Can General Surgery Improve the Outcome of the Head-Injury Victim in Rural America?A Review of the Experience in American Samoa

Author Affiliations

From the Department of Surgery, University of California, San Francisco (Drs Schecter and Peper); San Francisco General Hospital (Dr Schecter); and Lyndon Baines Johnson Tropical Medical Center, Pago Pago, American Samoa (Dr Tuatoo).

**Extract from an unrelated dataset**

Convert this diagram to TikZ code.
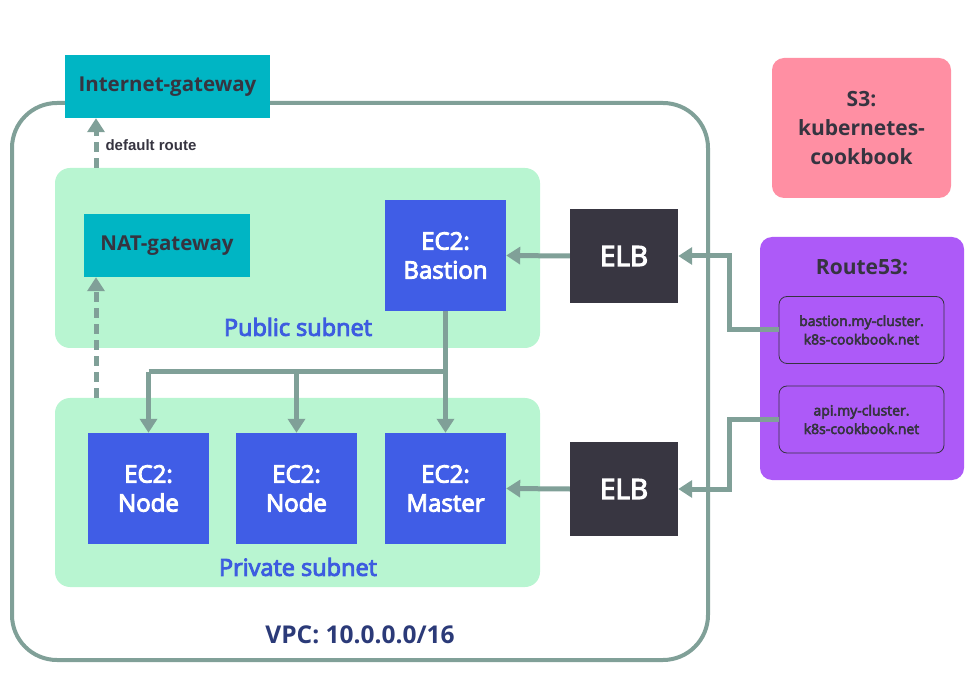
\documentclass[tikz,border=0pt]{standalone}
\usepackage{fontspec}
\setmainfont{Open Sans}
\newfontfamily\semifont{Open Sans}[FakeBold=4]
\newfontfamily\arialfont{Liberation Sans}
\usetikzlibrary{arrows.meta}
\definecolor{teal}{HTML}{00B5C4}
\definecolor{subnet}{HTML}{B8F5D1}
\definecolor{ectwo}{HTML}{405DE6}
\definecolor{elb}{HTML}{383641}
\definecolor{rfiftythree}{HTML}{AD5AF8}
\definecolor{sthree}{HTML}{FF8FA3}
\definecolor{conn}{HTML}{80A098}
\definecolor{darktext}{HTML}{363440}
\definecolor{sublabel}{HTML}{3D5CE0}
\definecolor{vpclabel}{HTML}{2B3A78}
\begin{document}
\begin{tikzpicture}[x=1pt,y=-1pt,
  gw/.style={fill=teal,text=darktext,font=\fontsize{20.5}{24}\selectfont\bfseries,inner sep=0pt},
  ecbox/.style={fill=ectwo,text=white,font=\semifont\fontsize{24}{29}\selectfont,align=center,minimum width=121pt,minimum height=111pt,inner sep=0pt},
  elbbox/.style={fill=elb,text=white,font=\semifont\fontsize{28}{30}\selectfont,minimum width=108pt,minimum height=94pt,inner sep=0pt},
  subnetbox/.style={fill=subnet,rounded corners=15pt},
  sublbl/.style={text=sublabel,font=\semifont\fontsize{23.5}{27}\selectfont},
  dnsbox/.style={draw=darktext,line width=0.8pt,rounded corners=8pt,text=darktext,align=center,font=\semifont\fontsize{14}{18.5}\selectfont,minimum width=165pt,minimum height=67pt,inner sep=0pt},
  arr/.style={draw=conn,line width=5pt,-{Triangle[width=17pt,length=14pt]}},
  plain/.style={draw=conn,line width=5pt},
  dsh/.style={draw=conn,line width=5pt,dash pattern=on 10pt off 6pt},
]
\useasboundingbox (0,0) rectangle (980,684);
% VPC
\draw[conn,line width=4pt,rounded corners=45pt] (12,103) rectangle (708,660);
\node[text=vpclabel,font=\fontsize{24.5}{28}\selectfont\bfseries] (vpclbl) at (360,635) {VPC: 10.0.0.0/16};
% subnets
\path[subnetbox] (55,168) rectangle (540,348);
\path[subnetbox] (55,398) rectangle (540,587);
\node[sublbl] (publbl) at (298,327) {Public subnet};
\node[sublbl] (privlbl) at (298,567) {Private subnet};
% gateways
\node[gw,minimum width=205pt,minimum height=63pt] (igw) at (167.5,86.5) {Internet-gateway};
\node[gw,minimum width=166pt,minimum height=63pt] (nat) at (167,245.5) {NAT-gateway};
% EC2
\node[ecbox] (bastion) at (445.5,255.5) {EC2:\\Bastion};
\node[ecbox] (node1) at (148.5,488.5) {EC2:\\Node};
\node[ecbox] (node2) at (296.5,488.5) {EC2:\\Node};
\node[ecbox] (master) at (445.5,488.5) {EC2:\\Master};
% ELB
\node[elbbox] (elb1) at (624,256) {ELB};
\node[elbbox] (elb2) at (624,489) {ELB};
% S3
\node[fill=sthree,rounded corners=12pt,minimum width=179pt,minimum height=140pt,text=darktext,align=center,font=\fontsize{21}{29}\selectfont\bfseries,inner sep=0pt] (s3) at (861.5,128) {S3:\\kubernetes-\\cookbook};
% Route53
\path[fill=rfiftythree,rounded corners=12pt] (760,237) rectangle (964,480);
\node[text=darktext,font=\fontsize{21}{25}\selectfont\bfseries] (r53lbl) at (862,267) {Route53:};
\node[dnsbox] (dnsb) at (861.5,330) {bastion.my-cluster.\\k8s-cookbook.net};
\node[dnsbox] (dnsa) at (861.5,419.5) {api.my-cluster.\\k8s-cookbook.net};
% connectors
\coordinate (pubtop) at (96,168);
\coordinate (privtop) at (96,398);
\draw[dsh,-{Triangle[width=17pt,length=14pt]}] (pubtop) -- (pubtop |- igw.south);
\draw[dsh,-{Triangle[width=17pt,length=14pt]}] (privtop) -- (privtop |- nat.south);
\node[text=darktext,font=\arialfont\fontsize{15}{18}\selectfont\bfseries,anchor=west] (deflbl) at (102,145) {default route};
\coordinate (jr) at (445.5,372);
\coordinate (j1) at (148.5,372);
\coordinate (j2) at (296.5,372);
\draw[arr] (bastion.south) -- (master.north);
\draw[plain] (j1) -- (jr);
\draw[arr] (j1) -- (node1.north);
\draw[arr] (j2) -- (node2.north);
\draw[arr] (elb1.west) -- (bastion.east);
\draw[arr] (elb2.west) -- (master.east);
\coordinate (kb) at (729,330);
\coordinate (ka) at (729,419.5);
\draw[arr] (dnsb.west) -- (kb) |- (elb1.east);
\draw[arr] (dnsa.west) -- (ka) |- (elb2.east);
\end{tikzpicture}
\end{document}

Arch Surg. 1985;120(10):1163-1166. doi:10.1001/archsurg.1985.01390340059011

• We analyzed the records of 50 head-injury patients managed by general surgeons from 1974 to 1981 in American Samoa. Patients were divided into three groups. Group 1 was awake and alert (n=24). Group 2 was obtunded by talking (n=7). Group 3 was comatose (n=20). All patients were managed with diagnostic burr-hole procedures. Eighteen of the 20 unconscious patients had an intracranial hematoma. Five of the seven obtunded patients had an intracranial hematoma. Three of the nine deaths were directly attributable to a delay in diagnosis of an intracranial hematoma. We conclude that a burr-hole procedure in unconscious head-injury patients in rural hospitals is a safe and effective method of diagnosing and treating extradural and subdural hematomas. General surgery residents should receive training in operative head-injury management, to improve the care of the head-injury victim in rural America.